SHORT TASK:
Repeat every line exactly, keeping the pictures out of the copy.

DATA SECTION:
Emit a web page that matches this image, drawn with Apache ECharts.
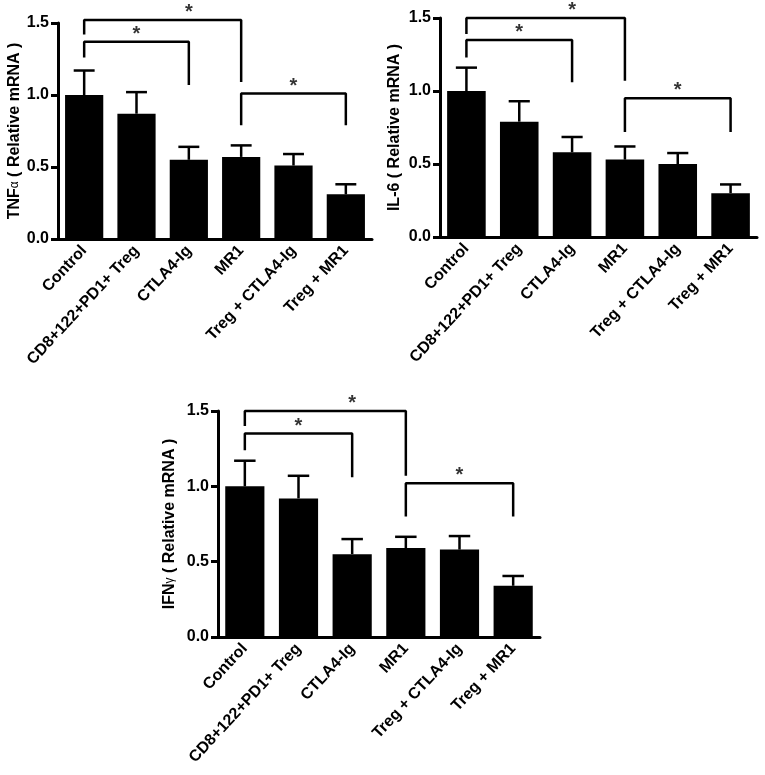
<!DOCTYPE html>
<html>
<head>
<meta charset="utf-8">
<script src="https://cdn.jsdelivr.net/npm/echarts@6/dist/echarts.min.js"></script>
<style>
  html, body { margin: 0; padding: 0; background: #fff; }
  #chart { width: 765px; height: 775px; }
</style>
</head>
<body>
<div id="chart"></div>
<script>
// groups on every x axis
const categories = ["Control", "CD8+122+PD1+ Treg", "CTLA4-Ig", "MR1", "Treg + CTLA4-Ig", "Treg + MR1"];
const yTicks = [0, 0.5, 1.0, 1.5];

// means and upper error (SEM) per panel
const tnfMean = [1.0, 0.87, 0.55, 0.57, 0.51, 0.31];
const tnfSem  = [0.17, 0.15, 0.09, 0.08, 0.08, 0.07];
const il6Mean = [1.0, 0.79, 0.58, 0.53, 0.50, 0.30];
const il6Sem  = [0.16, 0.14, 0.105, 0.09, 0.075, 0.06];
const ifnMean = [1.0, 0.92, 0.55, 0.59, 0.58, 0.34];
const ifnSem  = [0.17, 0.15, 0.10, 0.075, 0.09, 0.065];

// significance brackets: [from, to, top, left foot, right foot]
const tnfBrackets = [[0, 3, 1.52, 1.42, 1.09], [0, 2, 1.37, 1.26, 1.07], [3, 5, 1.01, 0.79, 0.79]];
const il6Brackets = [[0, 3, 1.50, 1.39, 1.07], [0, 2, 1.35, 1.23, 1.06], [3, 5, 0.95, 0.72, 0.72]];
const ifnBrackets = [[0, 3, 1.50, 1.40, 1.07], [0, 2, 1.35, 1.24, 1.06], [3, 5, 1.02, 0.80, 0.80]];

const panels = [
  { name: "TNF{g|α} ( Relative mRNA )", mean: tnfMean, sem: tnfSem, brackets: tnfBrackets, gap: 34,
    grid: { left: 58, top: 23, width: 314, height: 216 } },
  { name: "IL-6 ( Relative mRNA )", mean: il6Mean, sem: il6Sem, brackets: il6Brackets, gap: 37,
    grid: { left: 440, top: 18, width: 317, height: 219 } },
  { name: "IFN{g|γ} ( Relative mRNA )", mean: ifnMean, sem: ifnSem, brackets: ifnBrackets, gap: 40,
    grid: { left: 218, top: 411, width: 322, height: 226 } }
];

const font = "Liberation Sans, Arial, Helvetica, sans-serif";
const narrow = "Liberation Sans Narrow, Arial Narrow, Liberation Sans, sans-serif";
const chart = echarts.init(document.getElementById("chart"));

const grid = [], xAxis = [], yAxis = [], series = [];

panels.forEach((p, i) => {
  grid.push(p.grid);
  xAxis.push({
    type: "category", gridIndex: i, data: categories,
    axisLine: { lineStyle: { color: "#000", width: 3 } },
    axisTick: { alignWithLabel: true, length: 6, lineStyle: { color: "#000", width: 3 } },
    axisLabel: { rotate: 47, color: "#000", fontWeight: "bold", fontSize: 16, fontFamily: font, margin: 9, interval: 0 }
  });
  yAxis.push({
    type: "value", gridIndex: i, min: 0, max: 1.5, interval: 0.5,
    name: p.name, nameLocation: "middle", nameGap: p.gap, nameRotate: 90,
    nameTextStyle: {
      color: "#000", fontWeight: "bold", fontSize: 16, fontFamily: font,
      rich: { g: { color: "#000", fontWeight: "normal", fontSize: 12, fontFamily: font } }
    },
    axisLine: { show: true, lineStyle: { color: "#000", width: 3 } },
    axisTick: { show: true, length: 7, lineStyle: { color: "#000", width: 3 } },
    splitLine: { show: false },
    axisLabel: {
      color: "#000", fontWeight: "bold", fontSize: 16, fontFamily: narrow, margin: 9,
      formatter: v => yTicks.includes(v) ? v.toFixed(1) : ""
    }
  });

  series.push({
    type: "bar", xAxisIndex: i, yAxisIndex: i, data: p.mean,
    barWidth: "73%", itemStyle: { color: "#000" }, z: 2
  });

  series.push({
    type: "custom", xAxisIndex: i, yAxisIndex: i, z: 1,
    data: p.mean.map((m, k) => [k, m, m + p.sem[k]]),
    renderItem: (params, api) => {
      const base = api.coord([api.value(0), api.value(1)]);
      const top = api.coord([api.value(0), api.value(2)]);
      const half = api.size([1, 0])[0] * 0.2;
      const style = { stroke: "#000", lineWidth: 2.5 };
      return {
        type: "group",
        children: [
          { type: "line", shape: { x1: base[0], y1: base[1], x2: top[0], y2: top[1] }, style },
          { type: "line", shape: { x1: top[0] - half, y1: top[1], x2: top[0] + half, y2: top[1] }, style }
        ]
      };
    }
  });

  p.brackets.forEach(b => {
    series.push({
      type: "line", xAxisIndex: i, yAxisIndex: i, clip: false, symbol: "none",
      lineStyle: { color: "#000", width: 2.5 }, animation: false,
      data: [[b[0], b[3]], [b[0], b[2]], [b[1], b[2]], [b[1], b[4]]]
    });
  });

  series.push({
    type: "scatter", xAxisIndex: i, yAxisIndex: i, clip: false, symbolSize: 1,
    itemStyle: { color: "transparent" },
    data: p.brackets.map(b => [(b[0] + b[1]) / 2, b[2]]),
    label: {
      show: true, position: "top", distance: -3, formatter: "*",
      color: "#000", fontWeight: "bold", fontSize: 20, fontFamily: font
    }
  });
});

chart.setOption({
  animation: false,
  backgroundColor: "#fff",
  grid, xAxis, yAxis, series
});
</script>
</body>
</html>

RESULT OF THE EXERCISE:
Emit a web page that matches this image, drawn with Apache ECharts.
<!DOCTYPE html>
<html>
<head>
<meta charset="utf-8">
<script src="https://cdn.jsdelivr.net/npm/echarts@6/dist/echarts.min.js"></script>
<style>
  html, body { margin: 0; padding: 0; background: #fff; }
  #chart { width: 765px; height: 775px; }
</style>
</head>
<body>
<div id="chart"></div>
<script>
// groups on every x axis
const categories = ["Control", "CD8+122+PD1+ Treg", "CTLA4-Ig", "MR1", "Treg + CTLA4-Ig", "Treg + MR1"];
const yTicks = [0, 0.5, 1.0, 1.5];

// means and upper error (SEM) per panel
const tnfMean = [1.0, 0.87, 0.55, 0.57, 0.51, 0.31];
const tnfSem  = [0.17, 0.15, 0.09, 0.08, 0.08, 0.07];
const il6Mean = [1.0, 0.79, 0.58, 0.53, 0.50, 0.30];
const il6Sem  = [0.16, 0.14, 0.105, 0.09, 0.075, 0.06];
const ifnMean = [1.0, 0.92, 0.55, 0.59, 0.58, 0.34];
const ifnSem  = [0.17, 0.15, 0.10, 0.075, 0.09, 0.065];

// significance brackets: [from, to, top, left foot, right foot]
const tnfBrackets = [[0, 3, 1.52, 1.42, 1.09], [0, 2, 1.37, 1.26, 1.07], [3, 5, 1.01, 0.79, 0.79]];
const il6Brackets = [[0, 3, 1.50, 1.39, 1.07], [0, 2, 1.35, 1.23, 1.06], [3, 5, 0.95, 0.72, 0.72]];
const ifnBrackets = [[0, 3, 1.50, 1.40, 1.07], [0, 2, 1.35, 1.24, 1.06], [3, 5, 1.02, 0.80, 0.80]];

const panels = [
  { name: "TNF{g|α} ( Relative mRNA )", mean: tnfMean, sem: tnfSem, brackets: tnfBrackets, gap: 34,
    grid: { left: 58, top: 23, width: 314, height: 216 } },
  { name: "IL-6 ( Relative mRNA )", mean: il6Mean, sem: il6Sem, brackets: il6Brackets, gap: 37,
    grid: { left: 440, top: 18, width: 317, height: 219 } },
  { name: "IFN{g|γ} ( Relative mRNA )", mean: ifnMean, sem: ifnSem, brackets: ifnBrackets, gap: 40,
    grid: { left: 218, top: 411, width: 322, height: 226 } }
];

const font = "Liberation Sans, Arial, Helvetica, sans-serif";
const narrow = "Liberation Sans Narrow, Arial Narrow, Liberation Sans, sans-serif";
const chart = echarts.init(document.getElementById("chart"));

const grid = [], xAxis = [], yAxis = [], series = [];

panels.forEach((p, i) => {
  grid.push(p.grid);
  xAxis.push({
    type: "category", gridIndex: i, data: categories,
    axisLine: { lineStyle: { color: "#000", width: 3 } },
    axisTick: { alignWithLabel: true, length: 6, lineStyle: { color: "#000", width: 3 } },
    axisLabel: { rotate: 47, color: "#000", fontWeight: "bold", fontSize: 16, fontFamily: font, margin: 9, interval: 0 }
  });
  yAxis.push({
    type: "value", gridIndex: i, min: 0, max: 1.5, interval: 0.5,
    name: p.name, nameLocation: "middle", nameGap: p.gap, nameRotate: 90,
    nameTextStyle: {
      color: "#000", fontWeight: "bold", fontSize: 16, fontFamily: font,
      rich: { g: { color: "#000", fontWeight: "normal", fontSize: 12, fontFamily: font } }
    },
    axisLine: { show: true, lineStyle: { color: "#000", width: 3 } },
    axisTick: { show: true, length: 7, lineStyle: { color: "#000", width: 3 } },
    splitLine: { show: false },
    axisLabel: {
      color: "#000", fontWeight: "bold", fontSize: 16, fontFamily: narrow, margin: 9,
      formatter: v => yTicks.includes(v) ? v.toFixed(1) : ""
    }
  });

  series.push({
    type: "bar", xAxisIndex: i, yAxisIndex: i, data: p.mean,
    barWidth: "73%", itemStyle: { color: "#000" }, z: 2
  });

  series.push({
    type: "custom", xAxisIndex: i, yAxisIndex: i, z: 1,
    data: p.mean.map((m, k) => [k, m, m + p.sem[k]]),
    renderItem: (params, api) => {
      const base = api.coord([api.value(0), api.value(1)]);
      const top = api.coord([api.value(0), api.value(2)]);
      const half = api.size([1, 0])[0] * 0.2;
      const style = { stroke: "#000", lineWidth: 2.5 };
      return {
        type: "group",
        children: [
          { type: "line", shape: { x1: base[0], y1: base[1], x2: top[0], y2: top[1] }, style },
          { type: "line", shape: { x1: top[0] - half, y1: top[1], x2: top[0] + half, y2: top[1] }, style }
        ]
      };
    }
  });

  p.brackets.forEach(b => {
    series.push({
      type: "line", xAxisIndex: i, yAxisIndex: i, clip: false, symbol: "none",
      lineStyle: { color: "#000", width: 2.5 }, animation: false,
      data: [[b[0], b[3]], [b[0], b[2]], [b[1], b[2]], [b[1], b[4]]]
    });
  });

  series.push({
    type: "scatter", xAxisIndex: i, yAxisIndex: i, clip: false, symbolSize: 1,
    itemStyle: { color: "transparent" },
    data: p.brackets.map(b => [(b[0] + b[1]) / 2, b[2]]),
    label: {
      show: true, position: "top", distance: -3, formatter: "*",
      color: "#000", fontWeight: "bold", fontSize: 20, fontFamily: font
    }
  });
});

chart.setOption({
  animation: false,
  backgroundColor: "#fff",
  grid, xAxis, yAxis, series
});
</script>
</body>
</html>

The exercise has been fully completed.